• ESTRATOS SOBRE ANGOLA - 50 ANOS DE AUTONOMIA POLÍTICA NA VISÃO DE FILIPE ZAU


    No âmbito das comemorações dos cinquenta anos da independência de Angola, o Ministro da Cultura, Filipe Zau, apresentou um discurso que transcende a celebração cronológica para propor uma reflexão profunda sobre a história africana, os seus silêncios forçados, e a urgência de uma consciência crítica e restauradora.

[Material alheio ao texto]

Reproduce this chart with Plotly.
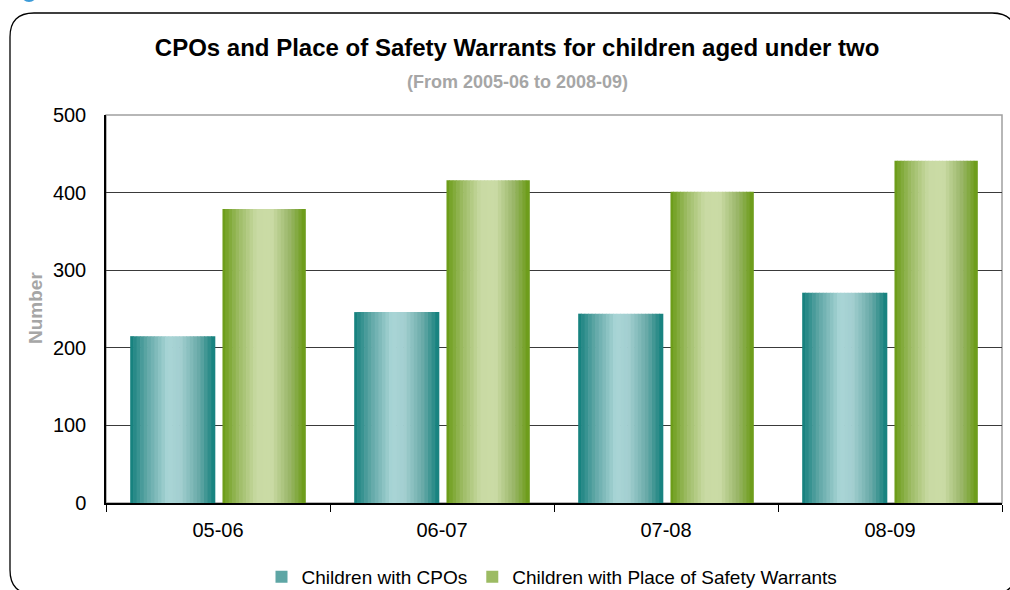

    Na abordagem sobre Angola - 50 anos de Autonomia Política, começou por destacar o papel actual de Angola no cenário africano e internacional, sublinhando a liderança do Presidente João Lourenço enquanto “Campeão da Paz” da União Africana. O país assume, no presente, o compromisso de colocar em evidência temas estruturantes, como a justiça reparatória, o que serve de ponte para o mergulho histórico que se segue.

    Filipe Zau propõe uma leitura crítica da construção da imagem de África ao longo dos séculos, revelando como filósofos e pensadores europeus, como Hegel e Gobineau, contribuíram para uma visão distorcida, racista e desumanizante do continente. A desconstrução desse imaginário colonial passa pela valorização de autores africanos e afrodescendentes, como Cheikh Anta Diop e Valentin Mudimbe, que revelam uma África civilizada, organizada e milenar, anterior à colonização e ao tráfico de escravos. Evoca-se a grandeza do Egipto Antigo, do Império do Mali, de Timbuktu e do Reino do Kongo como referências apagadas ou subestimadas pela historiografia ocidental.

    O discurso entra então numa fase mais dolorosa, quando o autor recorda os horrores do tráfico transatlântico e a dimensão brutal da escravatura com Angola como um dos principais territórios de fornecimento de mão-de-obra escravizada. Filipe Zau sublinha que a escravatura africana foi um crime de dimensões globais, responsável por desestruturar sociedades inteiras, e que os países colonizadores ainda hoje devem uma reparação moral e material à África. Cita inclusive recentes discursos de figuras como o presidente dos Estados Unidos, Joe Biden, que reconhecem essa dívida histórica, embora sem ainda se traduzir em acções concretas.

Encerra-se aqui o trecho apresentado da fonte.